Today I was working on a SEO client’s website and made some very startling discoveries. Our client had been previously paying another person for optimizing their site. Obviously the client was not getting good results, which is why they are now with us.

This person who they had been paying actually built and manages multiple sites in the same niche, and is being paid to optimize them all. The original site ranks #1 for the top keyword phrase.

It is a BIG MISTAKE to hire someone that’s already working for all of your main competitors, who has longer relationships and more loyalty to those competitors. Really, that should be common sense. Our client told me they were paying over twice as much as the others, and that while the others were bunched up in the top 10, they were way below that. He was flabbergasted as to why that could be. Really, so was I.

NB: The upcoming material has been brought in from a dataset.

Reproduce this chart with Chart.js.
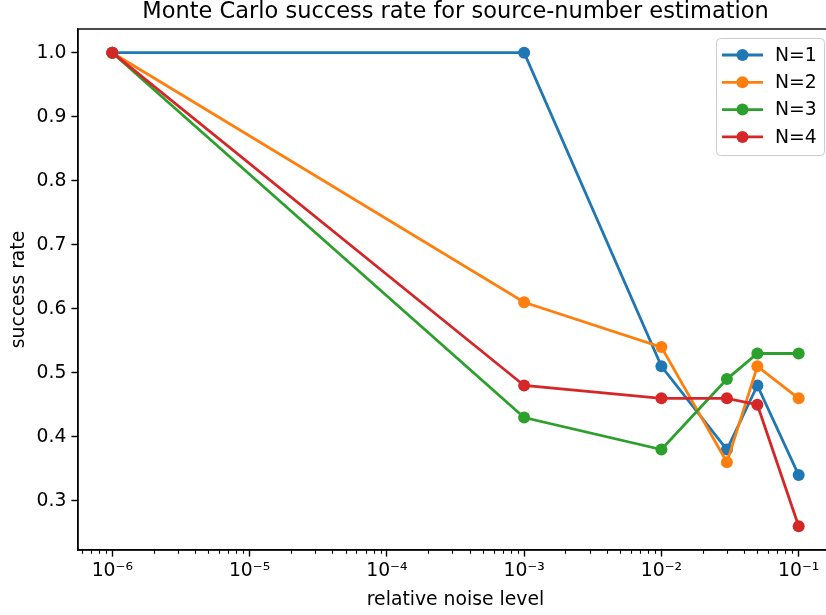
<!DOCTYPE html>
<html>
<head>
<meta charset="utf-8">
<script src="https://cdn.jsdelivr.net/npm/chart.js@4/dist/chart.umd.min.js"></script>
<style>
  html, body { margin: 0; padding: 0; background: #fff; overflow: hidden; }
  canvas { display: block; }
</style>
</head>
<body>
<canvas id="c" width="840" height="615" style="width:840px;height:615px"></canvas>
<script>
// Noise levels tested and the success rate measured for each source count
const noiseLevels = [1e-6, 1e-3, 1e-2, 3e-2, 5e-2, 1e-1];
const seriesNames = ['N=1', 'N=2', 'N=3', 'N=4'];
const rateN1 = [1.00, 1.00, 0.51, 0.38, 0.48, 0.34];
const rateN2 = [1.00, 0.61, 0.54, 0.36, 0.51, 0.46];
const rateN3 = [1.00, 0.43, 0.38, 0.49, 0.53, 0.53];
const rateN4 = [1.00, 0.48, 0.46, 0.46, 0.45, 0.26];
const seriesColors = ['#1f77b4', '#ff7f0e', '#2ca02c', '#d62728'];

// Axis ticks
const xTickValues = [1e-6, 1e-5, 1e-4, 1e-3, 1e-2, 1e-1];
const xTickLabels = ['10\u207B\u2076', '10\u207B\u2075', '10\u207B\u2074', '10\u207B\u00B3', '10\u207B\u00B2', '10\u207B\u00B9'];
const yTickValues = [0.3, 0.4, 0.5, 0.6, 0.7, 0.8, 0.9, 1.0];

const titleText = 'Monte Carlo success rate for source-number estimation';
const FONT = '"DejaVu Sans", "Liberation Sans", sans-serif';
const LABEL_SIZE = 18.8;

// 5% margins around the data range (log range on x)
const allRates = [].concat(rateN1, rateN2, rateN3, rateN4);
const lxMin = Math.log10(Math.min(...noiseLevels)), lxMax = Math.log10(Math.max(...noiseLevels));
const xPad = (lxMax - lxMin) * 0.05;
const yMinD = Math.min(...allRates), yMaxD = Math.max(...allRates);
const yPad = (yMaxD - yMinD) * 0.05;

const rateSeries = [rateN1, rateN2, rateN3, rateN4];
const datasets = rateSeries.map((rates, i) => ({
  label: seriesNames[i],
  data: noiseLevels.map((x, j) => ({ x: x, y: rates[j] })),
  borderColor: seriesColors[i],
  backgroundColor: seriesColors[i],
  pointBackgroundColor: seriesColors[i],
  pointBorderWidth: 0,
  pointRadius: 6,
  pointHoverRadius: 6,
  borderWidth: 2.8,
  tension: 0,
  order: rateSeries.length - 1 - i
}));

// Frame, minor log ticks, title and legend box
const decorations = {
  id: 'decorations',
  afterDraw(chart) {
    const ctx = chart.ctx;
    const a = chart.chartArea;
    const xs = chart.scales.x;
    ctx.save();

    // full frame (spines)
    ctx.strokeStyle = '#000';
    ctx.lineWidth = 1.4;
    ctx.strokeRect(a.left, a.top, a.right - a.left, a.bottom - a.top);

    // minor ticks of the log axis
    ctx.lineWidth = 1.1;
    ctx.beginPath();
    for (let e = Math.floor(Math.log10(xs.min)); e <= Math.ceil(Math.log10(xs.max)); e++) {
      for (let k = 2; k <= 9; k++) {
        const v = k * Math.pow(10, e);
        if (v <= xs.min || v >= xs.max) continue;
        const px = Math.round(xs.getPixelForValue(v)) + 0.5;
        ctx.moveTo(px, a.bottom);
        ctx.lineTo(px, a.bottom + 3.8);
      }
    }
    ctx.stroke();

    // title
    ctx.fillStyle = '#000';
    ctx.font = '22.5px ' + FONT;
    ctx.textAlign = 'center';
    ctx.textBaseline = 'alphabetic';
    ctx.fillText(titleText, (a.left + a.right) / 2, 18);

    // legend
    const bw = 108, bh = 117;
    const bx = a.right - 9 - bw, by = a.top + 9;
    ctx.beginPath();
    if (ctx.roundRect) ctx.roundRect(bx + 0.5, by + 0.5, bw, bh, 4);
    else ctx.rect(bx + 0.5, by + 0.5, bw, bh);
    ctx.fillStyle = 'rgba(255,255,255,0.8)';
    ctx.fill();
    ctx.strokeStyle = '#cccccc';
    ctx.lineWidth = 1;
    ctx.stroke();

    ctx.font = LABEL_SIZE + 'px ' + FONT;
    ctx.textAlign = 'left';
    ctx.textBaseline = 'middle';
    chart.data.datasets.forEach((ds, i) => {
      const cy = by + 17 + i * 27.3;
      ctx.strokeStyle = ds.borderColor;
      ctx.lineWidth = 2.8;
      ctx.beginPath();
      ctx.moveTo(bx + 6, cy);
      ctx.lineTo(bx + 47, cy);
      ctx.stroke();
      ctx.fillStyle = ds.borderColor;
      ctx.beginPath();
      ctx.arc(bx + 26.5, cy, 6, 0, Math.PI * 2);
      ctx.fill();
      ctx.fillStyle = '#000';
      ctx.fillText(ds.label, bx + 59, cy + 1);
    });
    ctx.restore();
  }
};

new Chart(document.getElementById('c'), {
  type: 'line',
  data: { datasets: datasets },
  options: {
    responsive: false,
    animation: false,
    devicePixelRatio: 1,
    layout: { padding: { left: 0, top: 29, right: 7, bottom: 0 } },
    plugins: {
      legend: { display: false },
      title: { display: false },
      tooltip: { enabled: false }
    },
    scales: {
      x: {
        type: 'logarithmic',
        position: 'bottom',
        min: Math.pow(10, lxMin - xPad),
        max: Math.pow(10, lxMax + xPad),
        afterBuildTicks: (s) => { s.ticks = xTickValues.map(v => ({ value: v, major: true })); },
        afterFit: (s) => { s.height = 65; },
        ticks: {
          autoSkip: false,
          maxRotation: 0,
          minRotation: 0,
          padding: 3,
          color: '#000',
          font: { family: FONT, size: LABEL_SIZE },
          callback: (v) => { const i = xTickValues.findIndex(t => Math.abs(t - v) / t < 1e-6); return i >= 0 ? xTickLabels[i] : ''; }
        },
        grid: { drawOnChartArea: false, drawTicks: true, tickLength: 6.6, color: '#000', tickWidth: 1.4 },
        border: { display: true, color: '#000', width: 1.4 },
        title: { display: true, text: 'relative noise level', color: '#000', font: { family: FONT, size: LABEL_SIZE }, padding: { top: 0, bottom: 4 } }
      },
      y: {
        type: 'linear',
        position: 'left',
        min: yMinD - yPad,
        max: yMaxD + yPad,
        afterBuildTicks: (s) => { s.ticks = yTickValues.map(v => ({ value: v })); },
        afterFit: (s) => { s.width = 78; },
        ticks: {
          padding: 5,
          color: '#000',
          font: { family: FONT, size: LABEL_SIZE },
          callback: (v) => Number(v).toFixed(1)
        },
        grid: { drawOnChartArea: false, drawTicks: true, tickLength: 6.6, color: '#000', tickWidth: 1.4 },
        border: { display: true, color: '#000', width: 1.4 },
        title: { display: true, text: 'success rate', color: '#000', font: { family: FONT, size: LABEL_SIZE }, padding: { top: 8, bottom: 0 } }
      }
    }
  },
  plugins: [decorations]
});
</script>
</body>
</html>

I knew that the fella doing their optimization had to be up to something, and boy was he. Despite the hundreds of dollars a month being paid to him, I have found no evidence he did anything good. And worse, I found evidence he was doing BAD stuff. No, uh uh, not black hat even. I mean he appears to have been actively sabotaging the client!

1st – the most basic onpage optimization was not fully executed on the client’s website. Strike one.

2nd – there were very few links to the site. Actually around 50, and the other sites had hundreds. Strike two.

3rd – funny business in the .htaccess file. This server file was set up to redirect traffic AWAY from the client’s website if it were coming from any number of sources, including some small search engines, directories, and even myspace.com. We seriously think that any time the “SEO service provider” found a backlink into the site, he must have gone into the .htaccess file to discount it.

This whole thing made me feel sick to my stomach. On the other hand, we now have even more of a burning desire to blow the others away in the SERPs (search engine rankings). And the jerk who was ripping off our client, we can’t wait to KICK HIS A$$!